6. Understand life itself sometimes throws off habits
There are times when it really (really) is not your fault. There are days when life throws you a curve ball and you have to step back to take care of life immediately. Naturally, self-improvement habits step back in the presence of emergencies. Accept it. Remember only one thing: You can start over when the dust settles and you may just find renewed sense of purpose and motivation to continue on with your habits.
7. Repeat your fixed-day challenge more than once
Some researchers believe that it actually takes 66 days on average to form a habit. Other people report the same for 21 days, the magic number which locks the habit into our body and mind for good. Both ideas may have a dosage of truth – the determining factor is YOU. How long it takes you who is so individual and unique.
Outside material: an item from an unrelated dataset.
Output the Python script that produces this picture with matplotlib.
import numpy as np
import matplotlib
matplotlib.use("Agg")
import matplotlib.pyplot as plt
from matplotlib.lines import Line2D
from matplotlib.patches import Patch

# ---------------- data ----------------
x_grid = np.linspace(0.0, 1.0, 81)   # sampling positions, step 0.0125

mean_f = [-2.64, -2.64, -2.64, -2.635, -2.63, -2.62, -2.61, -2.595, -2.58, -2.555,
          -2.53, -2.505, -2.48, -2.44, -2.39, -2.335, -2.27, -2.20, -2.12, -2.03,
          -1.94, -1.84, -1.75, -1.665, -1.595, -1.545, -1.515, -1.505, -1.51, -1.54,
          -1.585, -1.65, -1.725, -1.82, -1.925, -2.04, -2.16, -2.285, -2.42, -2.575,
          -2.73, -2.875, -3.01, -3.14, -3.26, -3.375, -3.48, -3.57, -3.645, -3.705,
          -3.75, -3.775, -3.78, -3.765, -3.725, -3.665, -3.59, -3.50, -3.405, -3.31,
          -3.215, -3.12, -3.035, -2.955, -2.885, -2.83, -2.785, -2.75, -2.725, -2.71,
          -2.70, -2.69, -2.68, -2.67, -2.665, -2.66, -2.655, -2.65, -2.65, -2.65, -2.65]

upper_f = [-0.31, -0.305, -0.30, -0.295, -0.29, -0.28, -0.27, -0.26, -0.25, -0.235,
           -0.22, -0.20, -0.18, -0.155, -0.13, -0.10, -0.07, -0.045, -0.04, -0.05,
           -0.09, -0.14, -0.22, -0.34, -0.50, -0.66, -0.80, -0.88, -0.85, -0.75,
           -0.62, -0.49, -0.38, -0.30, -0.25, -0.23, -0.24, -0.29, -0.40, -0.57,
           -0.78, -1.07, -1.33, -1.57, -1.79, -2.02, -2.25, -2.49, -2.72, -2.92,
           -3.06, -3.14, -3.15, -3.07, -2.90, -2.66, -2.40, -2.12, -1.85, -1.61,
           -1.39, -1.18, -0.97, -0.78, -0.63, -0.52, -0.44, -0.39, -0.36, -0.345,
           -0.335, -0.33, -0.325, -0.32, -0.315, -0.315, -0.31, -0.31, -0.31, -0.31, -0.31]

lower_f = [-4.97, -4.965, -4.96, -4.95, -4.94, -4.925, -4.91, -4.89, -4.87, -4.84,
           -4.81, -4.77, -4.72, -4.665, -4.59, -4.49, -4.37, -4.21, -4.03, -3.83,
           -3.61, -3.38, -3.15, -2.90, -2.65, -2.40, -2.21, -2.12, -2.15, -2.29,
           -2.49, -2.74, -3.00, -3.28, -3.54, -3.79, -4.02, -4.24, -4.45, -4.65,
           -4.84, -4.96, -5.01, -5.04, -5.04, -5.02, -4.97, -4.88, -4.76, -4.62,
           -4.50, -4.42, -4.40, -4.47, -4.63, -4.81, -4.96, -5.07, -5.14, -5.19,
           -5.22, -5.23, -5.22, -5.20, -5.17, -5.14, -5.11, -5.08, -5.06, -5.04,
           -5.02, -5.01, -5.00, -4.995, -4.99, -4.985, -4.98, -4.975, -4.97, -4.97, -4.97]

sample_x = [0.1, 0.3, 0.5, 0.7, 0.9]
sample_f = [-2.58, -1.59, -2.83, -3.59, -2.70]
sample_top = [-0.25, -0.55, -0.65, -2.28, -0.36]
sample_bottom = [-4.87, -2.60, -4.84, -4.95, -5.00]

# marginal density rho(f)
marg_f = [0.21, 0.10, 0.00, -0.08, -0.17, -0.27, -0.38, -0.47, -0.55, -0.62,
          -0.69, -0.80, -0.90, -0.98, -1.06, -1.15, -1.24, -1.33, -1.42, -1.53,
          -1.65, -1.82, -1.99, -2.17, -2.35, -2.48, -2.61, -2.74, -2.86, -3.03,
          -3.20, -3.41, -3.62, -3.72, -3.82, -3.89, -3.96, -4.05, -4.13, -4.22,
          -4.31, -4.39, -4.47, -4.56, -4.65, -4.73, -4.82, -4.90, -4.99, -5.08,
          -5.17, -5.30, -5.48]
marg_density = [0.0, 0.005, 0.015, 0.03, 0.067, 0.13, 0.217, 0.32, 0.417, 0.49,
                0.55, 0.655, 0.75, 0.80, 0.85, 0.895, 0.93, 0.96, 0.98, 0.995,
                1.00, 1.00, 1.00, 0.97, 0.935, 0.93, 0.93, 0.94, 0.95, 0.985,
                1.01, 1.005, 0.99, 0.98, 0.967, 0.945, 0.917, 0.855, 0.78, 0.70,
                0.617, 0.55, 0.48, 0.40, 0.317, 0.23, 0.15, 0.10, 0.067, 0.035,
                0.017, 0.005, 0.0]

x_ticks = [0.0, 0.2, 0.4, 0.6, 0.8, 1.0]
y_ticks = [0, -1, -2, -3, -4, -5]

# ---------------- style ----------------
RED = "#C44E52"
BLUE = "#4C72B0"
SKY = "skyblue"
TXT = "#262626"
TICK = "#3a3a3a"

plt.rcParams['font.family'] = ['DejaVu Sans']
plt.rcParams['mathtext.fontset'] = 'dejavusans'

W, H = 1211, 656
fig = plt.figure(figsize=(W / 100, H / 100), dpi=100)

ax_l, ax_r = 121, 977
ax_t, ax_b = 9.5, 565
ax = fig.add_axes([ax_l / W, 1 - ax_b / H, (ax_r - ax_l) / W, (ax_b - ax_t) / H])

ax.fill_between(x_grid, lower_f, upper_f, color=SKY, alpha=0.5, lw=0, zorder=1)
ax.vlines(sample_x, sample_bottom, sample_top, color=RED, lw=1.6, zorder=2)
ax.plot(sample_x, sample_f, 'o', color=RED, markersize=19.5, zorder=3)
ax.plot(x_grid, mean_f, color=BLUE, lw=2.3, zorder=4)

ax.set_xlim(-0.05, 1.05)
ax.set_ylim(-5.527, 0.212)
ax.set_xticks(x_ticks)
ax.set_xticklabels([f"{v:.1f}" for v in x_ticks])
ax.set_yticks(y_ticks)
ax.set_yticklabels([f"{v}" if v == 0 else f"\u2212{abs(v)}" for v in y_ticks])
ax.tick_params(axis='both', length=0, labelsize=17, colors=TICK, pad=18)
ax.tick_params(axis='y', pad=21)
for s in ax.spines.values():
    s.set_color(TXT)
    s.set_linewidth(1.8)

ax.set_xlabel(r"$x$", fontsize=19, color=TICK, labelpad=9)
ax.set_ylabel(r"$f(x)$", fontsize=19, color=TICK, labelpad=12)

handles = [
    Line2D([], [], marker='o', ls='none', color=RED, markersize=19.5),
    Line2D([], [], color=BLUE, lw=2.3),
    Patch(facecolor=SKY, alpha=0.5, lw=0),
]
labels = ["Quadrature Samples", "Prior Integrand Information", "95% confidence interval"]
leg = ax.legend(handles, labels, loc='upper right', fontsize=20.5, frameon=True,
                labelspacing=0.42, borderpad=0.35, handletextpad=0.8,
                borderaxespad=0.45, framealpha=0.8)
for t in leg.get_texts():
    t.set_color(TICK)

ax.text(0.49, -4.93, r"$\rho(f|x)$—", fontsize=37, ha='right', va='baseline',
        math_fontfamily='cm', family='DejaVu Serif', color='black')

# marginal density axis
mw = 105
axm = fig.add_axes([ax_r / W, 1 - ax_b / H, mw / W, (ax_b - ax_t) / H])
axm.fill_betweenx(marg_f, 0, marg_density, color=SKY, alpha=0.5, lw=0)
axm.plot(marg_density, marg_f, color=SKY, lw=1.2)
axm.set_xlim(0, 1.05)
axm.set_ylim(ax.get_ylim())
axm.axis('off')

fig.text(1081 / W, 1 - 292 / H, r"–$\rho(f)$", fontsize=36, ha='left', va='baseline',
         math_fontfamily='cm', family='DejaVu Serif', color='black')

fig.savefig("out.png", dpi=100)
If you belong in the first category, your best outcome is to do two back-to-back monthly challenges and re-build seeds of habitude more slowly but with deeper roots and stronger foundation.
8. Reject the falsehood of being too old or too weak or too incapable to change
There are senior citizens in my killer cycling class. They know not to allow age set artificial boundaries in their aspirations. Be just like that. Change takes guts so take a giant leap of faith into it. Act as a stubborn child who refuses to believe such outrageous claims. Think outside any box and in fact, crush the box. Create your own perfect box for life and decide between yourself, your body and your mind, that you are beautiful and powerful beyond your own imagination and it would be a shame not to find out just how much.